(Updated 11 August 2016)
Nine Worlds is less than three weeks away, and the programme is finally out. I’m on three panels this year, all of which look excellent:
Friday 12 August, 10-11am (Bouzy)
World-Building: No One Sells Happy Life Day Cards
Economics, geography, infrastructure – it’s the background stuff that, like concrete breeze blocks, comes off as the dull, uninteresting graft of world creation. But what makes it come alive and make sense for the reader? What makes people care, and what makes a fictional culture viable?
James Barclay, Genevieve Cogman, Edward Cox, Al Robertson, Stephanie Saulter, Chris Wooding
Friday 12 August, 1:30-2:30pm (Bouzy)
Science Fiction and Science Fact
Normally bending the rules is a bit of a dangerous act, but in fiction the laws of science are bent to breaking point all the time – so what’s going on behind all that? What famous popular concepts work, and which are entirely unreasonable? What are we close to making happen, and – really! – does scientific accuracy even matter for the sake of a good time? I mean, how far can you get on science alone*, I mean, haha, honestly.
* Probably, like, quite far.
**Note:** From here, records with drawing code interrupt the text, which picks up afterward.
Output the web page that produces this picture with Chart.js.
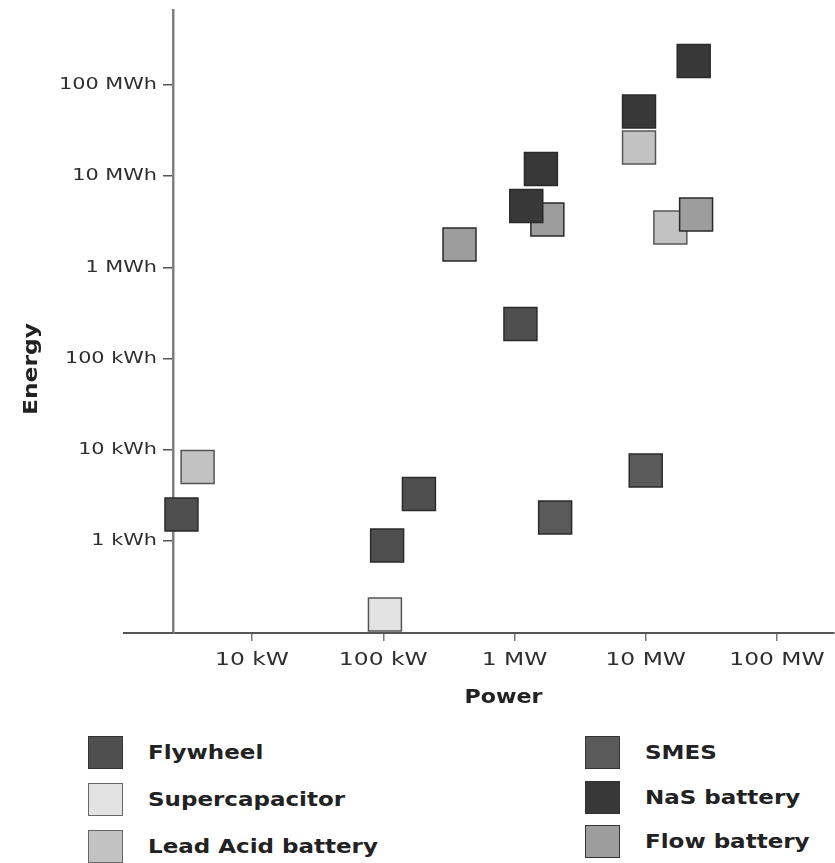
<!DOCTYPE html>
<html><head><meta charset="utf-8">
<script src="https://cdn.jsdelivr.net/npm/chart.js@4.4.1/dist/chart.umd.min.js"></script>
<style>
html,body{margin:0;padding:0;background:#fff;width:835px;height:863px;overflow:hidden;}
#wrap{position:relative;width:835px;height:863px;}
#c{position:absolute;left:0;top:0;}
.lg{position:absolute;height:33px;display:flex;align-items:center;}
.box{width:35px;height:33px;box-sizing:border-box;border:1.5px solid #333;flex:none;}
.txt{font:bold 20px "DejaVu Sans";color:#222;transform:scaleX(1.15);transform-origin:left center;white-space:nowrap;margin-left:25px;}
</style></head>
<body><div id="wrap"><canvas id="c" width="835" height="720"></canvas><div id="legend"></div></div>
<script>
// ---- data (power in W, energy in Wh) ----
const seriesNames  = ['Flywheel','Supercapacitor','Lead Acid battery','SMES','NaS battery','Flow battery'];
const seriesColors = ['#4f4f4f','#e3e3e3','#c2c2c2','#5a5a5a','#383838','#9d9d9d'];
const flywheelPower  = [2900, 107000, 187000, 1110000];
const flywheelEnergy = [1950, 893, 3280, 239000];
const supercapPower  = [103000];
const supercapEnergy = [156];
const leadAcidPower  = [3850, 8890000, 15400000];
const leadAcidEnergy = [6480, 20600000, 2740000];
const smesPower      = [2040000, 10000000];
const smesEnergy     = [1810, 5930];
const nasPower       = [23200000, 8890000, 1590000, 1230000];
const nasEnergy      = [183000000, 51200000, 12000000, 4710000];
const flowPower      = [381000, 1780000, 24200000];
const flowEnergy     = [1780000, 3350000, 3800000];
const xTickValues = [1e4, 1e5, 1e6, 1e7, 1e8];
const xTickLabels = ['10 kW','100 kW','1 MW','10 MW','100 MW'];
const yTickValues = [1e3, 1e4, 1e5, 1e6, 1e7, 1e8];
const yTickLabels = ['1 kWh','10 kWh','100 kWh','1 MWh','10 MWh','100 MWh'];
const xTitle = 'Power';
const yTitle = 'Energy';
const xMin = 2500, xMax = 2.72e8, yMin = 98, yMax = 6.64e8;

const seriesPower  = [flywheelPower, supercapPower, leadAcidPower, smesPower, nasPower, flowPower];
const seriesEnergy = [flywheelEnergy, supercapEnergy, leadAcidEnergy, smesEnergy, nasEnergy, flowEnergy];
const drawOrder = [3, 3, 3, 3, 0, 1];

const datasets = seriesNames.map((name, i) => ({
  label: name,
  data: seriesPower[i].map((p, j) => ({x: p, y: seriesEnergy[i][j]})),
  backgroundColor: seriesColors[i],
  borderColor: i === 1 || i === 2 ? '#555' : '#2a2a2a',
  borderWidth: 1.5,
  pointStyle: 'rect',
  pointRadius: 23.3,
  pointHoverRadius: 23.3,
  clip: false,
  order: drawOrder[i]
}));

const stretchText = {
  id: 'stretchText',
  beforeInit(chart) {
    const ctx = chart.ctx;
    const raw = ctx.fillText;
    ctx.fillText = function (t, x, y) {
      const k = /bold|700/.test(this.font) ? 1.17 : 1.3;
      this.save(); this.translate(x, y); this.scale(k, 1);
      raw.call(this, t, 0, 0);
      this.restore();
    };
  }
};

const decor = {
  id: 'decor',
  afterDraw(chart) {
    const ctx = chart.ctx, a = chart.chartArea;
    ctx.save();
    ctx.strokeStyle = '#555'; ctx.lineWidth = 2;
    ctx.beginPath(); ctx.moveTo(123, a.bottom); ctx.lineTo(a.left, a.bottom); ctx.stroke();
    ctx.translate(32, 369); ctx.rotate(-Math.PI / 2);
    ctx.font = 'bold 20px "DejaVu Sans"'; ctx.fillStyle = '#222';
    ctx.textAlign = 'center'; ctx.textBaseline = 'middle';
    ctx.fillText(yTitle, 0, 0);
    ctx.restore();
  }
};

new Chart(document.getElementById('c'), {
  type: 'scatter',
  data: { datasets },
  options: {
    responsive: false,
    animation: false,
    events: [],
    layout: { autoPadding: false, padding: { top: 10, right: 1, left: 0, bottom: 0 } },
    plugins: { legend: { display: false }, tooltip: { enabled: false } },
    scales: {
      x: {
        type: 'logarithmic', position: 'bottom', min: xMin, max: xMax,
        afterFit(s) { s.height = 87; s.paddingLeft = 0; s.paddingRight = 0; },
        afterBuildTicks(s) { s.ticks = xTickValues.map(v => ({ value: v })); },
        ticks: { callback: (v, i) => xTickLabels[i], font: { family: 'DejaVu Sans', size: 18 }, color: '#2e2e2e', padding: 9, maxRotation: 0, autoSkip: false },
        grid: { drawOnChartArea: false, drawTicks: true, tickLength: 8, color: '#777', lineWidth: 1.5 },
        border: { display: true, color: '#555', width: 2 },
        title: { display: true, text: xTitle, font: { family: 'DejaVu Sans', size: 19, weight: 'bold' }, color: '#222', padding: { top: 12, bottom: 11 } }
      },
      y: {
        type: 'logarithmic', position: 'left', min: yMin, max: yMax,
        afterFit(s) { s.width = 173; s.paddingTop = 0; s.paddingBottom = 0; },
        afterBuildTicks(s) { s.ticks = yTickValues.map(v => ({ value: v })); },
        ticks: { callback: (v, i) => yTickLabels[i], font: { family: 'DejaVu Sans', size: 16 }, color: '#2e2e2e', padding: 6, autoSkip: false },
        grid: { drawOnChartArea: false, drawTicks: true, tickLength: 10, color: '#555', lineWidth: 1.5 },
        border: { display: true, color: '#808080', width: 2.5 }
      }
    }
  },
  plugins: [stretchText, decor]
});

// ---- legend (HTML) ----
const legendColumns = [[0, 1, 2], [3, 4, 5]];
const legendLeft = [88, 585];
const legendRowCenters = [[752, 799, 846], [752, 797, 841]];
const legendEl = document.getElementById('legend');
legendColumns.forEach((col, c) => col.forEach((si, r) => {
  const item = document.createElement('div');
  item.className = 'lg';
  item.style.left = legendLeft[c] + 'px';
  item.style.top = (legendRowCenters[c][r] - 16.5) + 'px';
  const box = document.createElement('div');
  box.className = 'box';
  box.style.background = seriesColors[si];
  box.style.borderColor = si === 1 || si === 2 ? '#666' : '#333';
  const txt = document.createElement('span');
  txt.className = 'txt';
  txt.textContent = seriesNames[si];
  item.appendChild(box); item.appendChild(txt);
  legendEl.appendChild(item);
}));
</script>
</body></html>
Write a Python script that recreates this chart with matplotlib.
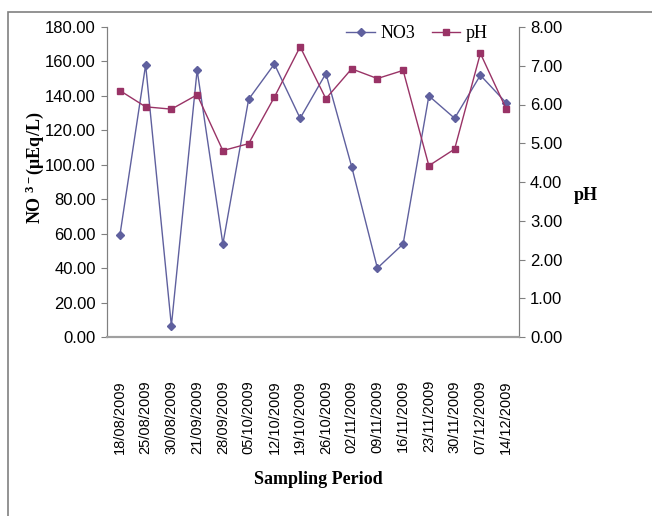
import matplotlib.pyplot as plt
from matplotlib.patches import Rectangle

dates = [
    "18/08/2009", "25/08/2009", "30/08/2009", "21/09/2009",
    "28/09/2009", "05/10/2009", "12/10/2009", "19/10/2009",
    "26/10/2009", "02/11/2009", "09/11/2009", "16/11/2009",
    "23/11/2009", "30/11/2009", "07/12/2009", "14/12/2009",
]
no3 = [59.0, 158.0, 6.5, 155.0, 54.0, 138.0, 158.5, 127.0,
       153.0, 99.0, 40.0, 54.0, 140.0, 127.0, 152.0, 136.0]
ph = [6.36, 5.94, 5.88, 6.25, 4.81, 4.99, 6.19, 7.49,
      6.15, 6.92, 6.67, 6.88, 4.42, 4.85, 7.32, 5.89]

NO3_COLOR = "#5F609E"
PH_COLOR = "#993366"
SERIF = "Liberation Serif"
SANS = "Liberation Sans"

plt.rcParams["mathtext.fontset"] = "custom"
plt.rcParams["mathtext.rm"] = "Liberation Serif:bold"
plt.rcParams["mathtext.it"] = "Liberation Serif:bold"
plt.rcParams["mathtext.bf"] = "Liberation Serif:bold"

W, H = 652, 516
fig = plt.figure(figsize=(W / 100, H / 100), dpi=100)

# chart-area border (runs off the right and bottom edges)
fig.patches.append(Rectangle((8 / W, -0.1), 1.0, 1 - 12 / H + 0.1,
                             transform=fig.transFigure, fill=False,
                             edgecolor="#808080", linewidth=1.2))

ax = fig.add_axes([107 / W, 1 - 337 / H, 412 / W, 310 / H])
ax2 = ax.twinx()

x = list(range(len(dates)))
l1, = ax.plot(x, no3, color=NO3_COLOR, linewidth=1.0, marker="D",
              markersize=4, label="NO3")
l2, = ax2.plot(x, ph, color=PH_COLOR, linewidth=1.0, marker="s",
               markersize=4.5, label="pH")

ax.set_xlim(-0.5, len(dates) - 0.5)
ax.set_ylim(0, 180)
ax2.set_ylim(0, 8)
ax.set_yticks(range(0, 181, 20))
ax.set_yticklabels([f"{v:.2f}" for v in range(0, 181, 20)])
ax2.set_yticks(range(0, 9))
ax2.set_yticklabels([f"{v:.2f}" for v in range(0, 9)])

ax.set_xticks(x)
ax.set_xticklabels(dates, rotation=90, fontfamily=SANS, fontsize=10.5)
ax.tick_params(axis="x", length=0, pad=31)
ax.tick_params(axis="y", length=4, color="#808080", labelsize=12, pad=4)
ax2.tick_params(axis="y", length=4, color="#808080", labelsize=12, pad=4)
for lab in ax.get_yticklabels() + ax2.get_yticklabels():
    lab.set_fontfamily(SANS)

for a in (ax, ax2):
    a.spines["top"].set_visible(False)
    a.spines["left"].set_color("#808080")
    a.spines["right"].set_color("#808080")
    a.spines["bottom"].set_color("#A0A0A0")
    a.spines["bottom"].set_linewidth(1.5)

fig.text(35 / W, 1 - 168 / H, r"NO $^{3-}$(μEq/L)", rotation=90,
         ha="center", va="center", fontfamily=SERIF, fontweight="bold",
         fontsize=13)
fig.text(586 / W, 1 - 196 / H, "pH", ha="center", va="center",
         fontfamily=SERIF, fontweight="bold", fontsize=13)
fig.text(318 / W, 1 - 480 / H, "Sampling Period", ha="center", va="center",
         fontfamily=SERIF, fontweight="bold", fontsize=13)

fig.legend([l1, l2], ["NO3", "pH"], loc="center",
           bbox_to_anchor=(417 / W, 1 - 34 / H), ncol=2, frameon=False,
           handlelength=1.6, handletextpad=0.3, columnspacing=0.9,
           prop={"family": SERIF, "size": 13})

fig.savefig("out.png", dpi=100)
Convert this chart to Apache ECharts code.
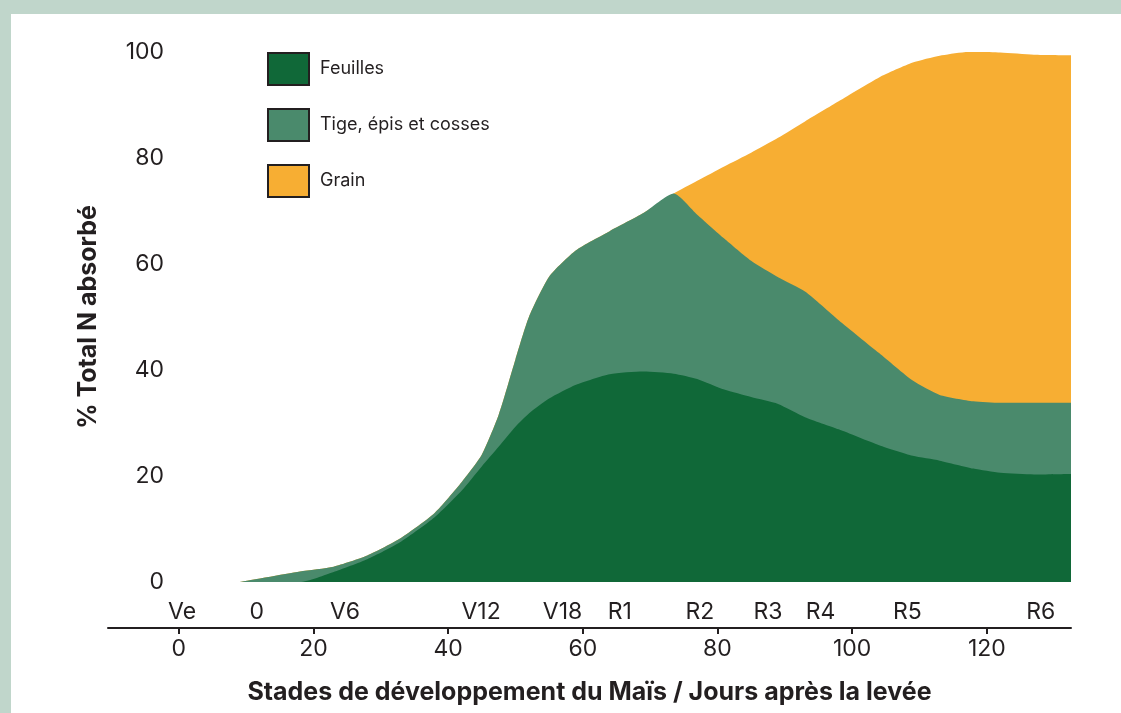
<!DOCTYPE html>
<html>
<head>
<meta charset="utf-8">
<script src="https://cdn.jsdelivr.net/npm/echarts@6/dist/echarts.min.js"></script>
<style>
  html, body { margin: 0; padding: 0; }
  body { width: 1121px; height: 713px; background: #c0d6cb; position: relative; overflow: hidden; }
  #chart { position: absolute; left: 11px; top: 14px; width: 1110px; height: 699px; background: #fff; }
</style>
</head>
<body>
<div id="chart"></div>
<script>
var chart = echarts.init(document.getElementById('chart'));

// jours après la levée
var days = [9, 18, 23, 28, 33, 38, 42, 45, 47.5, 50, 52, 55, 59, 64, 69, 73.5,
            77, 81, 85, 89, 93, 98, 104, 109, 113, 118, 122, 127, 132.5];
// part de chaque organe (%), une couche au-dessus de l'autre
var feuilles = [0, 0, 1.9, 4.3, 7.6, 12.2, 17.2, 21.8, 25.5, 29.3, 31.8, 34.6, 37.2, 39.2, 39.7, 39.3,
                38.3, 36.3, 34.9, 33.6, 31.1, 28.8, 25.8, 23.8, 22.9, 21.4, 20.6, 20.3, 20.4];
var tige = [0, 2.0, 1.0, 0.7, 0.7, 0.8, 1.6, 2.2, 6.0, 12.7, 18.2, 23.0, 25.4, 27, 29.9, 34,
            31.0, 28.5, 25.7, 23.9, 23.7, 20.6, 17.4, 14.2, 12.4, 12.7, 13.2, 13.5, 13.4];
var grain = [0, 0, 0, 0, 0, 0, 0, 0, 0, 0, 0, 0, 0, 0, 0, 0,
             6.4, 13.6, 20.4, 26.3, 32.1, 41.3, 52.0, 60.0, 64.0, 66.0, 66.1, 65.7, 65.6];

var dayTicks = [0, 20, 40, 60, 80, 100, 120];
var stageNames = ['Ve', '0', 'V6', 'V12', 'V18', 'R1', 'R2', 'R3', 'R4', 'R5', 'R6'];
var stageDays = [0.5, 11.6, 24.7, 44.9, 57, 65.5, 77.4, 87.5, 95.3, 108.2, 128];

var textColor = '#231f20';
var fontFamily = 'Inter, "Liberation Sans", Arial, sans-serif';

// bords supérieurs cumulés de chaque couche
var topFeuilles = feuilles.map(function (v, i) { return [days[i], v]; });
var topTige = feuilles.map(function (v, i) { return [days[i], v + tige[i]]; });
var topGrain = feuilles.map(function (v, i) { return [days[i], v + tige[i] + grain[i]]; });

function areaSeries(name, data, color) {
    return {
        name: name,
        type: 'line',
        smooth: 0.2,
        showSymbol: false,
        symbol: 'none',
        lineStyle: { width: 0 },
        areaStyle: { color: color, opacity: 1 },
        itemStyle: { color: color },
        data: data
    };
}

var option = {
    animation: false,
    textStyle: { fontFamily: fontFamily, color: textColor },
    legend: {
        orient: 'vertical',
        left: 256,
        top: 38,
        padding: 0,
        itemWidth: 41,
        itemHeight: 32,
        itemGap: 22,
        icon: 'rect',
        itemStyle: { borderColor: textColor, borderWidth: 2 },
        textStyle: { fontSize: 18, color: textColor, fontFamily: fontFamily, padding: [0, 0, 0, 6] },
        data: ['Feuilles', 'Tige, épis et cosses', 'Grain']
    },
    grid: { left: 97, right: 50, top: 38, bottom: 131 },
    xAxis: [{
        type: 'value',
        min: -10.5,
        max: 132.5,
        position: 'bottom',
        offset: 46,
        axisLine: { onZero: false, lineStyle: { color: textColor, width: 2 } },
        axisTick: { customValues: dayTicks, length: 6, lineStyle: { color: textColor, width: 2 } },
        axisLabel: { customValues: dayTicks, fontSize: 23, color: textColor, margin: 10 },
        splitLine: { show: false },
        name: 'Stades de développement du Maïs / Jours après la levée',
        nameLocation: 'middle',
        nameGap: 52,
        nameTextStyle: { fontSize: 25, fontWeight: 'bold', color: textColor }
    }, {
        type: 'value',
        min: -10.5,
        max: 132.5,
        position: 'bottom',
        offset: 0,
        axisLine: { show: false, onZero: false },
        axisTick: { show: false },
        axisLabel: {
            customValues: stageDays,
            fontSize: 23,
            color: textColor,
            margin: 19,
            formatter: function (v) {
                var i = stageDays.indexOf(v);
                return i >= 0 ? stageNames[i] : '';
            }
        },
        splitLine: { show: false }
    }],
    yAxis: {
        type: 'value',
        min: 0,
        max: 100,
        interval: 20,
        axisLine: { show: false },
        axisTick: { show: false },
        splitLine: { show: false },
        axisLabel: { fontSize: 23, color: textColor, margin: -56 },
        name: '% Total N absorbé',
        nameLocation: 'middle',
        nameRotate: 90,
        nameGap: 7,
        nameTextStyle: { fontSize: 25, fontWeight: 'bold', color: textColor }
    },
    series: [
        areaSeries('Grain', topGrain, '#f7ae33'),
        areaSeries('Tige, épis et cosses', topTige, '#4a8a6c'),
        areaSeries('Feuilles', topFeuilles, '#106838')
    ]
};

chart.setOption(option);
</script>
</body>
</html>
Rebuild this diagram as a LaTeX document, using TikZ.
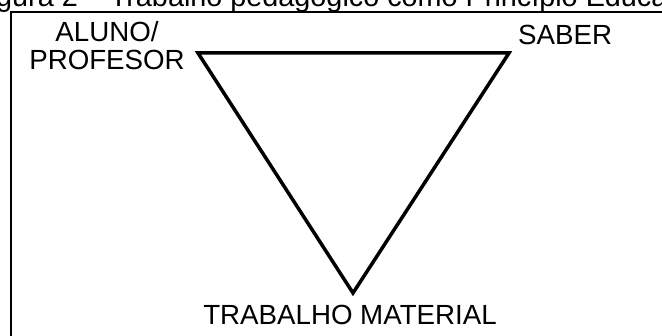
\documentclass[tikz,border=0pt]{standalone}
\usepackage{fontspec}
\setmainfont{Liberation Sans}

\tikzset{
  lbl/.style={inner sep=0pt, font=\fontsize{27.7}{28}\selectfont},
  side/.style={line width=3.5pt, line join=miter}
}

\begin{document}
\begin{tikzpicture}[x=1pt,y=-1pt]

\useasboundingbox (0,0) rectangle (662,336);
\clip (0,0) rectangle (662,336);

% caption (cut off at the top)
\node[lbl, font=\fontsize{28.8}{30}\selectfont, anchor=base west] (caption) at (-28,7) {Figura 2 – Trabalho pedagógico como Princípio Educativo};

% frame
\draw[line width=1.5pt] (11,12) rectangle (700,400);

% corners of the triangle
\coordinate (aluno) at (198,53);
\coordinate (saber) at (509,53);
\coordinate (trabalho) at (353,293);

\draw[side] (aluno) -- (saber) -- (trabalho) -- cycle;

% labels
\node[lbl, align=center, anchor=base] (alunoTxt) at (107,70) {ALUNO/\\PROFESOR};
\node[lbl, anchor=base west] (saberTxt) at (518,45) {SABER};
\node[lbl, anchor=base] (trabalhoTxt) at (350,325) {TRABALHO MATERIAL};

\end{tikzpicture}
\end{document}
The distant edge of the solar system, probably.
Anne Charnock, Ian Hocking, Stephanie Saulter (moderator), Jamie Sawyer, James Smythe, Adrian Tchaikovsky
Saturday 13 August, 8:30-9:30pm (Bourg)
Inspiring Futures: The Ada Lovelace Day conversation
Can SF inspire a life in science and technology? Do women write a different kind of SF? Should we celebrate that 4 of the last 5 winners of the Arthur C. Clarke Award were books by women SF writers?
Anne Charnock (moderator), Yen Ooi, Anne Perry, Stephanie Saulter, Stephanie Troeth, Aliya Whitely
The convention is being held at the Novotel London West in Hammersmith this year, and tickets are still available at the late rate.